— Information supplied —
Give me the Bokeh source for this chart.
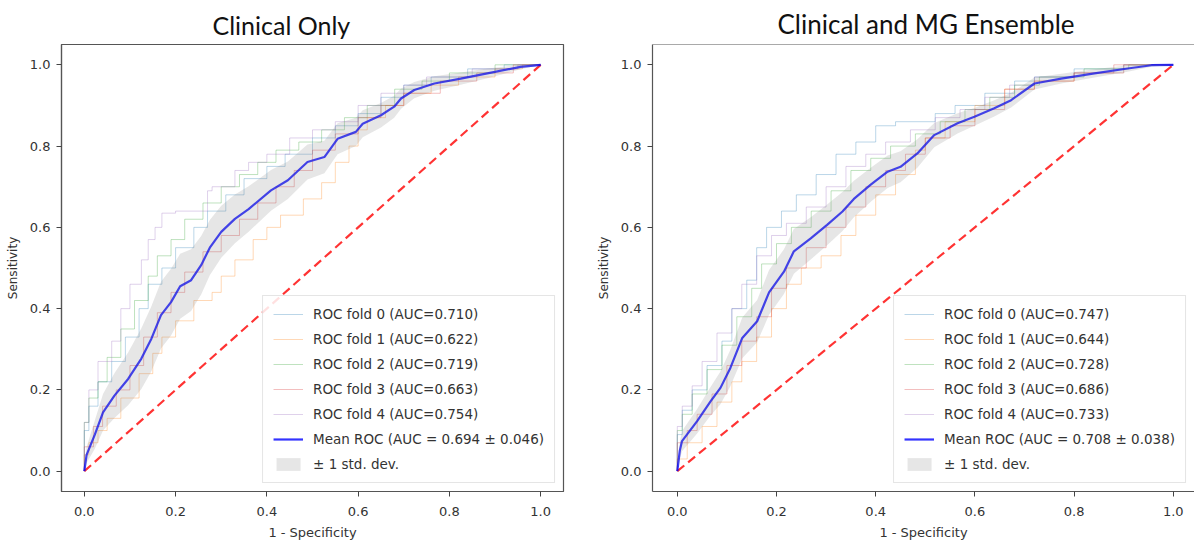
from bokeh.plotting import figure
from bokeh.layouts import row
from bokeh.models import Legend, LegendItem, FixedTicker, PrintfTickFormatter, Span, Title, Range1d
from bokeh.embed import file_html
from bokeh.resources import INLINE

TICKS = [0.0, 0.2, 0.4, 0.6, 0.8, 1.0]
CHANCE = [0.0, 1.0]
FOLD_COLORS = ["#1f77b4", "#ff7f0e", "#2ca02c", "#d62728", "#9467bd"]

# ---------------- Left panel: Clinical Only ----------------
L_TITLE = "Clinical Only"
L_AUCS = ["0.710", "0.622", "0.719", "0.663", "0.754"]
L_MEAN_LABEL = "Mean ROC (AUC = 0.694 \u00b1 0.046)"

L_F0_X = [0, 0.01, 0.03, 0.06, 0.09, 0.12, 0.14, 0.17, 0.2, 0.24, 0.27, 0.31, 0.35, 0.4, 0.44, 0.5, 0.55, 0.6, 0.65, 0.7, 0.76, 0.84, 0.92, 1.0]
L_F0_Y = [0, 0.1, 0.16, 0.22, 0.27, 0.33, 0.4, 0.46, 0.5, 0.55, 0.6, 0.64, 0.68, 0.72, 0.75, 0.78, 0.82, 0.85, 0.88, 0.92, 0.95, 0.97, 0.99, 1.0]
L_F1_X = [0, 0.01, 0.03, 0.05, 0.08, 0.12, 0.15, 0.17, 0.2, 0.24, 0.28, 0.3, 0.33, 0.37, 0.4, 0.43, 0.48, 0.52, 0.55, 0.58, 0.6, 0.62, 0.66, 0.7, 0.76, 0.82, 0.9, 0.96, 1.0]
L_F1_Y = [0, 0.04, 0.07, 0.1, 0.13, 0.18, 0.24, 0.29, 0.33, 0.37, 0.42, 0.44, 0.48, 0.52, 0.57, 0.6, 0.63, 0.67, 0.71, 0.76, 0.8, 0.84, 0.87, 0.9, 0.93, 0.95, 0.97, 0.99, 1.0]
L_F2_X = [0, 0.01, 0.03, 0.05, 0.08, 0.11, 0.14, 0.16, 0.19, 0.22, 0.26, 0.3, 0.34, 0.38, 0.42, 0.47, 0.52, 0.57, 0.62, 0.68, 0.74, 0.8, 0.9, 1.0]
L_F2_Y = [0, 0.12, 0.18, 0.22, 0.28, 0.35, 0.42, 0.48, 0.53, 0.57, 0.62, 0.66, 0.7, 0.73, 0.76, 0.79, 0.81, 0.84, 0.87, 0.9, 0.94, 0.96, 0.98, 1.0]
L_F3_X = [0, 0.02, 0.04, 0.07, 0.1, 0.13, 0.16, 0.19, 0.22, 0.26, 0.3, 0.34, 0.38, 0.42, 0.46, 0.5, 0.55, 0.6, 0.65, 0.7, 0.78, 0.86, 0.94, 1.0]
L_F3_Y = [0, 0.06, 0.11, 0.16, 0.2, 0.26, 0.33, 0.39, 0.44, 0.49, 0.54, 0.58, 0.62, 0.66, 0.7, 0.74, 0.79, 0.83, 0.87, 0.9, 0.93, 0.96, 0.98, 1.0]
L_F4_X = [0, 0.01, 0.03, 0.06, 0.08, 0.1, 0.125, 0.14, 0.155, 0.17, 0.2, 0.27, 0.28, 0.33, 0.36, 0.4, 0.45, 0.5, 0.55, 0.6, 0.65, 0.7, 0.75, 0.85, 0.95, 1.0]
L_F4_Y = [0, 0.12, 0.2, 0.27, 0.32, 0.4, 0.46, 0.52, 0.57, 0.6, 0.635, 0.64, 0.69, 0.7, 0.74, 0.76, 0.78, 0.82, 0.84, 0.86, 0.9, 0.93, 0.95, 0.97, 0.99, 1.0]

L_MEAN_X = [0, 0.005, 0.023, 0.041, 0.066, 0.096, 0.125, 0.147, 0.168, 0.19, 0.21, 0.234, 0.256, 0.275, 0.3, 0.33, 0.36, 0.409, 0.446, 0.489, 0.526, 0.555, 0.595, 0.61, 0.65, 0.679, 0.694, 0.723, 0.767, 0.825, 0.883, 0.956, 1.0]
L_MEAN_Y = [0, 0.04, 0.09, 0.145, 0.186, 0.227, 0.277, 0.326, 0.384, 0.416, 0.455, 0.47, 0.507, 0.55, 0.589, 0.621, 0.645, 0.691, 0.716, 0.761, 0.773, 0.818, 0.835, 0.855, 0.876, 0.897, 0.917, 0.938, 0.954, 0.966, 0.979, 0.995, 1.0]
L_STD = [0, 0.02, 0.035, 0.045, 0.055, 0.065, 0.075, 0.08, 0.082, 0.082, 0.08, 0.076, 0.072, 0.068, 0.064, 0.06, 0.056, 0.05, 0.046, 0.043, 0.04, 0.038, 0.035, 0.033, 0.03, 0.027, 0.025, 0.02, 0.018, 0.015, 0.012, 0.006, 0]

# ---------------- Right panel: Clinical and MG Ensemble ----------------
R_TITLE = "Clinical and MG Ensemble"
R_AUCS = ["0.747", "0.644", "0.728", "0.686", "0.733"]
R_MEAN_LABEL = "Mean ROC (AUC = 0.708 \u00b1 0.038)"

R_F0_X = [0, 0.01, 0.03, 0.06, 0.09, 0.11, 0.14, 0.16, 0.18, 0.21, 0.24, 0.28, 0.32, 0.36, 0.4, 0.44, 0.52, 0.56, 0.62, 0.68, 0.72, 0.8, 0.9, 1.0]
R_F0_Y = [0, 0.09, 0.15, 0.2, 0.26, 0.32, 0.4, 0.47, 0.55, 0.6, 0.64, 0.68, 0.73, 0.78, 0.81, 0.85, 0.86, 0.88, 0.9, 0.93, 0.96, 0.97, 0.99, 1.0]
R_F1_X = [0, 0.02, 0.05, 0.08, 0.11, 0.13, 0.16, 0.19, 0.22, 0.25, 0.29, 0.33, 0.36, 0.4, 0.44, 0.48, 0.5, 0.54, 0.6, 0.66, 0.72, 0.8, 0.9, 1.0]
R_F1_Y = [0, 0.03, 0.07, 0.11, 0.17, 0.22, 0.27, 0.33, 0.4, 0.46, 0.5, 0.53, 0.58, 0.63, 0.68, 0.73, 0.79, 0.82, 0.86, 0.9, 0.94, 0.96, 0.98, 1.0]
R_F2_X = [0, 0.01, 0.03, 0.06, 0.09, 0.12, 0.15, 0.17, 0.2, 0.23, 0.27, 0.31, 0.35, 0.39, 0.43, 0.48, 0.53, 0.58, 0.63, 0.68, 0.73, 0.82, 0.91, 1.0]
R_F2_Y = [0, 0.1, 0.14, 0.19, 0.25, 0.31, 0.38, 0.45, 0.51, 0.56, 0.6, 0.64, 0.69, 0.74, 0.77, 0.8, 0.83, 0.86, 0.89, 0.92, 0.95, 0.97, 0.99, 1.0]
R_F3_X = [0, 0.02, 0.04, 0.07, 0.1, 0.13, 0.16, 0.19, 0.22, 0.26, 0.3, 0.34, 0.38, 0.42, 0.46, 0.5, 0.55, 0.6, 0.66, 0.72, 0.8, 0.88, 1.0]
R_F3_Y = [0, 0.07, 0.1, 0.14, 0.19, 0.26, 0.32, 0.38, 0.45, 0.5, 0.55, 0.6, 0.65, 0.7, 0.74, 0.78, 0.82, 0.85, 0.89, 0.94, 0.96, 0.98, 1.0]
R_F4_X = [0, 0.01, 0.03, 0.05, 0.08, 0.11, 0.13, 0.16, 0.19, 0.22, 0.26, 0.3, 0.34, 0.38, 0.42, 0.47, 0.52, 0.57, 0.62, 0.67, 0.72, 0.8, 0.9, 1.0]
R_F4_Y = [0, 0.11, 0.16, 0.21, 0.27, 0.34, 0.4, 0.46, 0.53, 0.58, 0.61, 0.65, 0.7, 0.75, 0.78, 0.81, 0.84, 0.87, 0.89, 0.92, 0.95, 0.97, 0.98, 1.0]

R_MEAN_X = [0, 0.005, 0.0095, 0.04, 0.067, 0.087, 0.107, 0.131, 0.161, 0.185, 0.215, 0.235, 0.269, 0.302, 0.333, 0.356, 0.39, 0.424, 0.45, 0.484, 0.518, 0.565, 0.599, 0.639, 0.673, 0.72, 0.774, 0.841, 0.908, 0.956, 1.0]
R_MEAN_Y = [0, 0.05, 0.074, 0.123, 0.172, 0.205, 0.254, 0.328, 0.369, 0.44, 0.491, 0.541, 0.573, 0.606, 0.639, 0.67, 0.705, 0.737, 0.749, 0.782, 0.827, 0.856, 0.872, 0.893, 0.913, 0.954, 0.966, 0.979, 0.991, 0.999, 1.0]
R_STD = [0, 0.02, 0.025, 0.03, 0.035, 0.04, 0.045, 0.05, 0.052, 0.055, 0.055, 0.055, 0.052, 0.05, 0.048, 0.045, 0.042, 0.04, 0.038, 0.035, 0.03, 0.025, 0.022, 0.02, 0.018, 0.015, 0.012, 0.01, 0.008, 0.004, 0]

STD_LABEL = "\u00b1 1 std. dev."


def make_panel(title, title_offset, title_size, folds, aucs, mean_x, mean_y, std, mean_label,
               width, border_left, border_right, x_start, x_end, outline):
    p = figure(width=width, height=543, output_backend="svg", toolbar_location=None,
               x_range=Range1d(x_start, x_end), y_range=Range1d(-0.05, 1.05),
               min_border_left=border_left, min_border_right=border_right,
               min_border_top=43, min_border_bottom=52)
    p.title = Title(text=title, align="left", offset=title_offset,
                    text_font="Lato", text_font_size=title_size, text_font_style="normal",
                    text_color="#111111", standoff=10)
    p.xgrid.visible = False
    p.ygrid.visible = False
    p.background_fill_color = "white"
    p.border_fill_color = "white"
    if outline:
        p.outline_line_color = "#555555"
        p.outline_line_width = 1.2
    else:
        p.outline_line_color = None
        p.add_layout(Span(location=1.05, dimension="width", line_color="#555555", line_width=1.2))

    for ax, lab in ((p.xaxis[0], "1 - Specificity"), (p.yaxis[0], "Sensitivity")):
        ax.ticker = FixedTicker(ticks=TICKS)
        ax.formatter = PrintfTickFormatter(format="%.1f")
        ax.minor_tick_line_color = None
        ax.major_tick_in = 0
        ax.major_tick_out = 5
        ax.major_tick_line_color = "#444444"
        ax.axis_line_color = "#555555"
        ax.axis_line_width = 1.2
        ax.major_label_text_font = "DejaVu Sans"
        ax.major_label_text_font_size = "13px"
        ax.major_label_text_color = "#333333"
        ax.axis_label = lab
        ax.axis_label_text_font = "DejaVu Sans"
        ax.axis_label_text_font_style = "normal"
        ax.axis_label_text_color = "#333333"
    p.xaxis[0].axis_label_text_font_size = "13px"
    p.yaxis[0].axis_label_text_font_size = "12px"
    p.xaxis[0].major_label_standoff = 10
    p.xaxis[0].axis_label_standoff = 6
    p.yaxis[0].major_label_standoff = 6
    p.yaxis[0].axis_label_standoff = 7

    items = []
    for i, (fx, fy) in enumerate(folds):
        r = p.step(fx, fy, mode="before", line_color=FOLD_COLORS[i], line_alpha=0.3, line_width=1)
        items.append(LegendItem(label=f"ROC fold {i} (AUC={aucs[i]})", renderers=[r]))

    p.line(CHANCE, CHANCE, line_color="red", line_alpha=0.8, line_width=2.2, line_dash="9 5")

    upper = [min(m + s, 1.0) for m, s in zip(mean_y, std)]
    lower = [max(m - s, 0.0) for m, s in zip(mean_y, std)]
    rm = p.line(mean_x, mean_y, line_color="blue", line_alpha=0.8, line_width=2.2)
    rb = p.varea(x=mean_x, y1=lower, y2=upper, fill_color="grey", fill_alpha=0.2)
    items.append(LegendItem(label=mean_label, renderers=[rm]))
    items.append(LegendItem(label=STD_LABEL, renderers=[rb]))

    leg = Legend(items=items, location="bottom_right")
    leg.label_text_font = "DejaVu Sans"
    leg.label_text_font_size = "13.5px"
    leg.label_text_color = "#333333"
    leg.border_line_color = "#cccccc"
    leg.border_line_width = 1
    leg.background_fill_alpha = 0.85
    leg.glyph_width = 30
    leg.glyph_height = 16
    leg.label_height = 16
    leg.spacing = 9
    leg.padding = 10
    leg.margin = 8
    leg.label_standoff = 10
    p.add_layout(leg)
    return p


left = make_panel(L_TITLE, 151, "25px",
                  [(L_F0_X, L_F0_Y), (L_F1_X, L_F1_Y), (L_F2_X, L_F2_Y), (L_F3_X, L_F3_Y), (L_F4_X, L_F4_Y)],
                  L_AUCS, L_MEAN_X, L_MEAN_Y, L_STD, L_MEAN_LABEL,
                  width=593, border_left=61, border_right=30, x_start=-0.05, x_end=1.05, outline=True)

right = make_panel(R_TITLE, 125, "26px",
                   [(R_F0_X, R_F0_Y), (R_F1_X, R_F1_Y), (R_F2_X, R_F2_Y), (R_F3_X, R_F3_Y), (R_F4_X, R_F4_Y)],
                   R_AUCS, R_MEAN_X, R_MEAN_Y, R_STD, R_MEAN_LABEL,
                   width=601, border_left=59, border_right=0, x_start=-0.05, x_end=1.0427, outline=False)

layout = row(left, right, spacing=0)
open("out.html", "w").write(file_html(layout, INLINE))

— Exercise —
Leave out the pictures, then repeat the listing above exactly from its first line to the line with "(AUC = 0.694", inclusive.

— Finished task —
Give me the Bokeh source for this chart.
from bokeh.plotting import figure
from bokeh.layouts import row
from bokeh.models import Legend, LegendItem, FixedTicker, PrintfTickFormatter, Span, Title, Range1d
from bokeh.embed import file_html
from bokeh.resources import INLINE

TICKS = [0.0, 0.2, 0.4, 0.6, 0.8, 1.0]
CHANCE = [0.0, 1.0]
FOLD_COLORS = ["#1f77b4", "#ff7f0e", "#2ca02c", "#d62728", "#9467bd"]

# ---------------- Left panel: Clinical Only ----------------
L_TITLE = "Clinical Only"
L_AUCS = ["0.710", "0.622", "0.719", "0.663", "0.754"]
L_MEAN_LABEL = "Mean ROC (AUC = 0.694 \u00b1 0.046)"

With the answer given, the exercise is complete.